## begin

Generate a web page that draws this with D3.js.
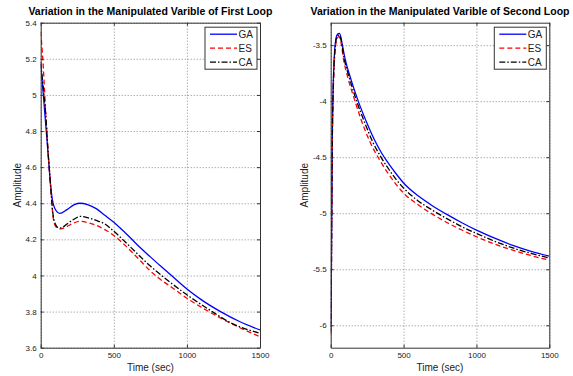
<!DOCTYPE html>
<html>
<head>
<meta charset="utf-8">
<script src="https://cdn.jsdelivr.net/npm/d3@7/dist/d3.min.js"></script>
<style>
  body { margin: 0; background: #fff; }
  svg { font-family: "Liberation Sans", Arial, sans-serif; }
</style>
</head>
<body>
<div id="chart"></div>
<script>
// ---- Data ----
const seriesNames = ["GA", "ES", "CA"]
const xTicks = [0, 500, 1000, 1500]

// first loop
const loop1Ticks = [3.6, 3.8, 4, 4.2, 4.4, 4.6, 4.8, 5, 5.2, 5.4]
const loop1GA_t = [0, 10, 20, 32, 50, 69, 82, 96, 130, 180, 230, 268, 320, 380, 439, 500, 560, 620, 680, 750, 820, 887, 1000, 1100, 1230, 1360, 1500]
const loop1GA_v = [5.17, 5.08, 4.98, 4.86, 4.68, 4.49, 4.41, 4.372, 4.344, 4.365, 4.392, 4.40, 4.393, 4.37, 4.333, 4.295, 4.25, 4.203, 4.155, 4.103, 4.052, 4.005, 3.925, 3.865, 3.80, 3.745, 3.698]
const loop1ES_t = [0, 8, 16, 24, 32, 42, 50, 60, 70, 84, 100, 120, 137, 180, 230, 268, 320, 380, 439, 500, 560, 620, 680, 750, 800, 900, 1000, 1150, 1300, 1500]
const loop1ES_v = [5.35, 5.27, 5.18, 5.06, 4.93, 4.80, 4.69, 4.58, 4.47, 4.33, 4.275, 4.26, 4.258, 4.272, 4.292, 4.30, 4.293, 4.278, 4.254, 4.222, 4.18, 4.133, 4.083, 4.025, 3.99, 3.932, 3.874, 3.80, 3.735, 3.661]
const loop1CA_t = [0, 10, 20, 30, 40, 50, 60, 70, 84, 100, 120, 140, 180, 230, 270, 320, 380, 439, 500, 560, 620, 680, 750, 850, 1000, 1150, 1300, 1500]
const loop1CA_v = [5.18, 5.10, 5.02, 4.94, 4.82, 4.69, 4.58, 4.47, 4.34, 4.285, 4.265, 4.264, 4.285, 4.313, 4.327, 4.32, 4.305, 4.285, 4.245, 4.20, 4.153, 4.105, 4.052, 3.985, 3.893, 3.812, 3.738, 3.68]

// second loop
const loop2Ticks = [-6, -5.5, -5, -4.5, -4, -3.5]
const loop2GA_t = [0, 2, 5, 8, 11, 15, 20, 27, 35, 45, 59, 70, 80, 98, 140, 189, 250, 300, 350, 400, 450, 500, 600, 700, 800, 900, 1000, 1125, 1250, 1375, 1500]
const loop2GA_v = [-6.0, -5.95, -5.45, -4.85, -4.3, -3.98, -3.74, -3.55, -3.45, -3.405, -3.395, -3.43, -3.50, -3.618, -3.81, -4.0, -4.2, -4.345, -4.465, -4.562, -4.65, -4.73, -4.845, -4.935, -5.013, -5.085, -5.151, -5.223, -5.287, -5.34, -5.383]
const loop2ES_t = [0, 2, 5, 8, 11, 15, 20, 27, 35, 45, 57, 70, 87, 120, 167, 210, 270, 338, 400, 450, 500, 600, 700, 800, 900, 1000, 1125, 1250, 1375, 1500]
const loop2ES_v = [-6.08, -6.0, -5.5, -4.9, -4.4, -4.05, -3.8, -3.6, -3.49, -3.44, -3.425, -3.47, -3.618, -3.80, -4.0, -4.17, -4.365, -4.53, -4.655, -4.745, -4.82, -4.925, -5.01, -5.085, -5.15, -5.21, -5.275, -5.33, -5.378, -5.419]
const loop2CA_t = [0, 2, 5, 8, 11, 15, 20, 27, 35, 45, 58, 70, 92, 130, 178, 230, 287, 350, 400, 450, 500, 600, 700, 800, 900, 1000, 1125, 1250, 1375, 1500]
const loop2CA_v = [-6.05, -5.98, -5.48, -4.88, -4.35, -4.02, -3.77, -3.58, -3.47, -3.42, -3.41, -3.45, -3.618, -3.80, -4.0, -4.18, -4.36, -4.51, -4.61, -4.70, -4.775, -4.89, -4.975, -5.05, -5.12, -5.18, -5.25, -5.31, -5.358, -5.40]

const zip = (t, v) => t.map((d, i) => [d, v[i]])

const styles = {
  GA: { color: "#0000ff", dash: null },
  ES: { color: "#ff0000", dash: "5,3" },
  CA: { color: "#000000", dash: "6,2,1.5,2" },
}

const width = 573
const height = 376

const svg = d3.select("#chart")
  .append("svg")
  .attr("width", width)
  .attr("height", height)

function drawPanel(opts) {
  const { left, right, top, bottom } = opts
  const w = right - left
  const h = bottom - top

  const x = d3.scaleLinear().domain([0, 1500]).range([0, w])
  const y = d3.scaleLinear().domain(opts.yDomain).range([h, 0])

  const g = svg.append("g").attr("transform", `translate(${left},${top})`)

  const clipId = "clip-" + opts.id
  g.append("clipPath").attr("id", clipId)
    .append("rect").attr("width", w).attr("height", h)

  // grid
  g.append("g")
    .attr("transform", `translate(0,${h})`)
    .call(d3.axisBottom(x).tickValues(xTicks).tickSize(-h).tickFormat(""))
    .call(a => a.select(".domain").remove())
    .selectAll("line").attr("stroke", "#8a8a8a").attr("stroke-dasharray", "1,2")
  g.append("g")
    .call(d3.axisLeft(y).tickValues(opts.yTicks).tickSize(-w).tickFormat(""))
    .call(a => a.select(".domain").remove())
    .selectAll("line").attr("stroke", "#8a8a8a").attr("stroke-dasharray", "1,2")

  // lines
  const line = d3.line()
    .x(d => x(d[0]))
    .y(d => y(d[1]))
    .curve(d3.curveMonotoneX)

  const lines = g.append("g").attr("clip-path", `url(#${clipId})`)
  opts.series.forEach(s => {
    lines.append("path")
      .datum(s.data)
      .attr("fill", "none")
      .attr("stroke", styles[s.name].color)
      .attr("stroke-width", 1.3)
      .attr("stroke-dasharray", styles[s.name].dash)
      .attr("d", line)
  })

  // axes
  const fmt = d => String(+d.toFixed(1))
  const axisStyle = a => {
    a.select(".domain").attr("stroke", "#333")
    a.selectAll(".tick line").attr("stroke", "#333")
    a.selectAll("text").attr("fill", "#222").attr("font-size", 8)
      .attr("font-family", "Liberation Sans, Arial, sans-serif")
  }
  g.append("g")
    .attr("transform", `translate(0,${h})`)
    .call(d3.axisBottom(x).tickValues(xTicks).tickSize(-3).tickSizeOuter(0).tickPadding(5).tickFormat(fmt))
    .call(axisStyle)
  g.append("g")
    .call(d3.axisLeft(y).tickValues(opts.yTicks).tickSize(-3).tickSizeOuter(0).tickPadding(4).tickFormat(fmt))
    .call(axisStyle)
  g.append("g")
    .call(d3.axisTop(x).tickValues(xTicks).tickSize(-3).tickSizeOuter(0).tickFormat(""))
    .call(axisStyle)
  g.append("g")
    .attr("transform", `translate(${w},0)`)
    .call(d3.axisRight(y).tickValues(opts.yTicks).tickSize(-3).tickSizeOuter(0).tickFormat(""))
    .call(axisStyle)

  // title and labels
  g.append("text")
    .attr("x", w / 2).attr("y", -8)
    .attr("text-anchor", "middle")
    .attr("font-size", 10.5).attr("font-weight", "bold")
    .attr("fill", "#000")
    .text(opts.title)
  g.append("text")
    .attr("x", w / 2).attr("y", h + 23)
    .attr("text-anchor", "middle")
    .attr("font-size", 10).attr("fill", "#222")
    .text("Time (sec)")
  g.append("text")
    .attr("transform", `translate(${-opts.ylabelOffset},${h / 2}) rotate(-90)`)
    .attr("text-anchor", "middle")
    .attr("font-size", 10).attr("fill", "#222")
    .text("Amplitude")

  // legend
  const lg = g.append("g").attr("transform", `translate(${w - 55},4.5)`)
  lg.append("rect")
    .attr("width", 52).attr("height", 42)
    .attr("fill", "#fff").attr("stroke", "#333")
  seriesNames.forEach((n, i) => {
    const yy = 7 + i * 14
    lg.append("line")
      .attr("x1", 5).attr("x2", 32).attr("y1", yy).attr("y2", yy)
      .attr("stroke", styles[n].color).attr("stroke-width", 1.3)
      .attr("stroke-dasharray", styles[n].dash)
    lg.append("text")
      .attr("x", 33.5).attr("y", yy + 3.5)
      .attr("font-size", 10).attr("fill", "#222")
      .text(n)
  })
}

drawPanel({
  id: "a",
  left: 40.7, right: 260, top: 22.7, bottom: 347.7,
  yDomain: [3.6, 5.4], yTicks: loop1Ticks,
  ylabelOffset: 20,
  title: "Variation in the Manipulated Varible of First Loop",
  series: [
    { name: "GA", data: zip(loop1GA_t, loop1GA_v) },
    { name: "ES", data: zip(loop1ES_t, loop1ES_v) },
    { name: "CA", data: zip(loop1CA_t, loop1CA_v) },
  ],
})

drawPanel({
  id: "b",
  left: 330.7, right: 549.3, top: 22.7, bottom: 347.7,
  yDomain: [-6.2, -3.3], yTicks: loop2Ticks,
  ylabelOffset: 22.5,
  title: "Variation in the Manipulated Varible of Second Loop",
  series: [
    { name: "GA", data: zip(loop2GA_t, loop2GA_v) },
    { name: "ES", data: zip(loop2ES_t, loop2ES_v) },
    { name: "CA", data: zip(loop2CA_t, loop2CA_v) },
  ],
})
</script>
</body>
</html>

## end

## Directions
Write out each line of the listing above, exactly, from its first line to the line holding "const xTicks = [0, 500, 1000, 1500]", inclusive. Skip the pictures.

## Solution to the exercise
Generate a web page that draws this with D3.js.
<!DOCTYPE html>
<html>
<head>
<meta charset="utf-8">
<script src="https://cdn.jsdelivr.net/npm/d3@7/dist/d3.min.js"></script>
<style>
  body { margin: 0; background: #fff; }
  svg { font-family: "Liberation Sans", Arial, sans-serif; }
</style>
</head>
<body>
<div id="chart"></div>
<script>
// ---- Data ----
const seriesNames = ["GA", "ES", "CA"]
const xTicks = [0, 500, 1000, 1500]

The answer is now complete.